King was a champion of non-violent protest for social change, and his writings and speeches still resonate for many activists.
 
"Because of the leadership of this man we rose up out of fear and became willing to put our bodies on the line," said John Lewis, a Democratic congressman and a companion of King's in the civil rights struggles of the 1960s.
 
Democratic presidential candidate Hillary Clinton and Republican hopeful John McCain both visited Memphis for the commemorations, including a "recommitment march" and the laying of wreaths at the site of King's assassination.
 
McCain visited the motel where King died, while Clinton said King had "led
me to confront a world bigger and broader than the one I inhabited".
 
"It wasn't a revolution of guns. It was a revolution of hearts and minds of attitudes and action."
 
Clinton's Democratic rival and current frontrunner, Barack Obama, was not present in Memphis as he was campaigning in Indiana, however he gave speech saying King "through his faith, courage, and wisdom ... moved an entire nation.
 
"He preached the gospel of brotherhood; of equality and justice. That's the cause for which he lived - and for which he died 40 years ago," he said.
 
History of struggle
 
The National Civil Rights Museum opened in 1991 at the former motel, which now holds most of the exhibits tracing the history of the struggle for equal rights.
 
The museum also encompasses the hotel from which confessed killer, James Earl Ray admitted firing the fatal shot.

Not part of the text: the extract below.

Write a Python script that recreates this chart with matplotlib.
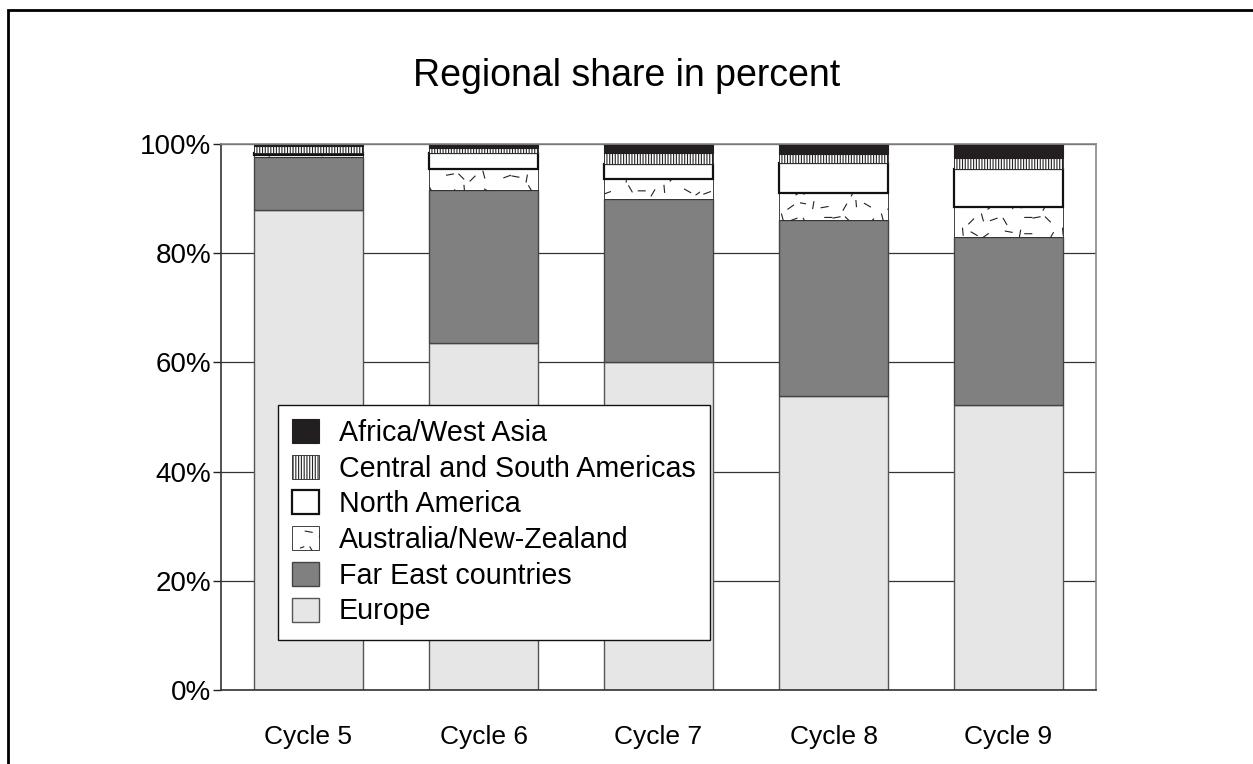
import numpy as np
import matplotlib
matplotlib.use("Agg")
import matplotlib.pyplot as plt
import matplotlib.hatch as mhatch
from matplotlib.path import Path
from matplotlib.patches import Rectangle

plt.rcParams["font.family"] = ["Liberation Sans", "DejaVu Sans"]
plt.rcParams["hatch.linewidth"] = 0.8

# ---------------- data (percent, stacked bottom -> top) ----------------
cycles = ["Cycle 5", "Cycle 6", "Cycle 7", "Cycle 8", "Cycle 9"]
europe = [87.9, 63.6, 60.1, 53.8, 52.2]
far_east = [9.7, 28.0, 29.8, 32.3, 30.8]
australia_nz = [0.3, 3.8, 3.6, 4.9, 5.4]
north_america = [0.5, 2.9, 2.8, 5.5, 7.0]
central_south_am = [1.3, 0.9, 2.0, 1.7, 2.0]
africa_west_asia = [0.3, 0.8, 1.7, 1.8, 2.6]
yticks = [0, 20, 40, 60, 80, 100]


# ---------------- scattered-dash hatch (used for Australia) ----------------
# short dashes on a skewed 7x7 lattice inside one hatch cell, angles cycling
_ANGLES = [20, 120, 0, 60, 95, 150, 35, 170, 80, 10, 135, 45, 105]
_DLEN = 0.035


def _dash_list():
    out = []
    k = 0
    for j in range(7):
        for i in range(7):
            xx = ((i + 0.5) / 7 + 0.37 * j / 7 + 0.03 * ((i * 3 + j) % 4)) % 1.0
            yy = ((j + 0.5) / 7 + 0.02 * ((i * 5 + j) % 3)) % 1.0
            out.append((xx, yy, _ANGLES[k % len(_ANGLES)]))
            k += 1
    return out


_DASHES = _dash_list()


class DashHatch(mhatch.HatchPatternBase):
    def __init__(self, hatch, density):
        self.num_vertices = len(_DASHES) * 2 if "*" in hatch else 0

    def set_vertices_and_codes(self, vertices, codes):
        for i, (x, y, a) in enumerate(_DASHES):
            dx = _DLEN * np.cos(np.radians(a))
            dy = _DLEN * np.sin(np.radians(a))
            vertices[2 * i] = (x - dx, y - dy)
            vertices[2 * i + 1] = (x + dx, y + dy)
            codes[2 * i] = Path.MOVETO
            codes[2 * i + 1] = Path.LINETO


mhatch._hatch_types = [h for h in mhatch._hatch_types if h is not mhatch.Stars] + [DashHatch]

# ---------------- figure ----------------
W, H = 1253, 764
fig = plt.figure(figsize=(W / 100, H / 100), dpi=100)
ax = fig.add_axes([221 / W, 1 - 690 / H, (1096 - 221) / W, (690 - 144) / H])

series = [
    ("Europe", europe, dict(facecolor="#e6e6e6", edgecolor="#555555", linewidth=1.0)),
    ("Far East countries", far_east, dict(facecolor="#808080", edgecolor="#444444", linewidth=1.0)),
    ("Australia/New-Zealand", australia_nz, dict(facecolor="white", edgecolor="#222222", linewidth=0.6, hatch="*")),
    ("North America", north_america, dict(facecolor="white", edgecolor="#111111", linewidth=1.6)),
    ("Central and South Americas", central_south_am, dict(facecolor="white", edgecolor="#222222", linewidth=0.6, hatch="||||||")),
    ("Africa/West Asia", africa_west_asia, dict(facecolor="#231f20", edgecolor="#231f20", linewidth=0.8)),
]

x = np.arange(len(cycles))
bottom = np.zeros(len(cycles))
handles = []
for label, vals, style in series:
    bars = ax.bar(x, vals, width=0.62, bottom=bottom, label=label, **style)
    handles.append(bars)
    bottom += np.array(vals)

ax.set_xlim(-0.5, len(cycles) - 0.5)
ax.set_ylim(0, 100)
ax.set_yticks(yticks)
ax.set_yticklabels([f"{v}%" for v in yticks])
ax.set_xticks(x)
ax.set_xticklabels(cycles)
ax.tick_params(axis="y", direction="out", length=6, width=1, pad=1, labelsize=20, color="#222222")
ax.tick_params(axis="x", length=0, pad=25, labelsize=19)

ax.set_axisbelow(True)
ax.yaxis.grid(True, color="#333333", linewidth=0.9)
for side in ["left", "bottom"]:
    ax.spines[side].set_color("#333333")
    ax.spines[side].set_linewidth(1.2)
for side in ["top", "right"]:
    ax.spines[side].set_color("#888888")
    ax.spines[side].set_linewidth(1.2)

leg = ax.legend(handles[::-1], [s[0] for s in series][::-1],
                loc="upper left", bbox_to_anchor=((278 - 221) / 875, (690 - 404.5) / 546),
                borderaxespad=0, fontsize=20.6, handlelength=0.92, handleheight=0.92,
                handletextpad=0.7, labelspacing=0.27, borderpad=0.5,
                fancybox=False, framealpha=1, edgecolor="#111111")
leg.get_frame().set_linewidth(1.0)

fig.text(627 / W, 1 - 76 / H, "Regional share in percent", ha="center", va="center", fontsize=27)

# outer frame (left and top edges visible)
fig.patches.append(Rectangle((8 / W, -0.1), 1.2, 1.1 - 10 / H, transform=fig.transFigure,
                             fill=False, edgecolor="black", linewidth=2))

fig.savefig("out.png", dpi=100)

Ray, who later recanted his confession and protested his innocence, died in prison in 1998.
 
In Indianapolis, Ethel Kennedy, the wife of Robert Kennedy - the former presidential candidate who was also assassinated in 1968 - was scheduled to speak at what is now Martin Luther King Jr Park.
 
Her husband gave a passionate speech there the night of King's assassination that was credited with quelling violence in the city that erupted in response to King's killing.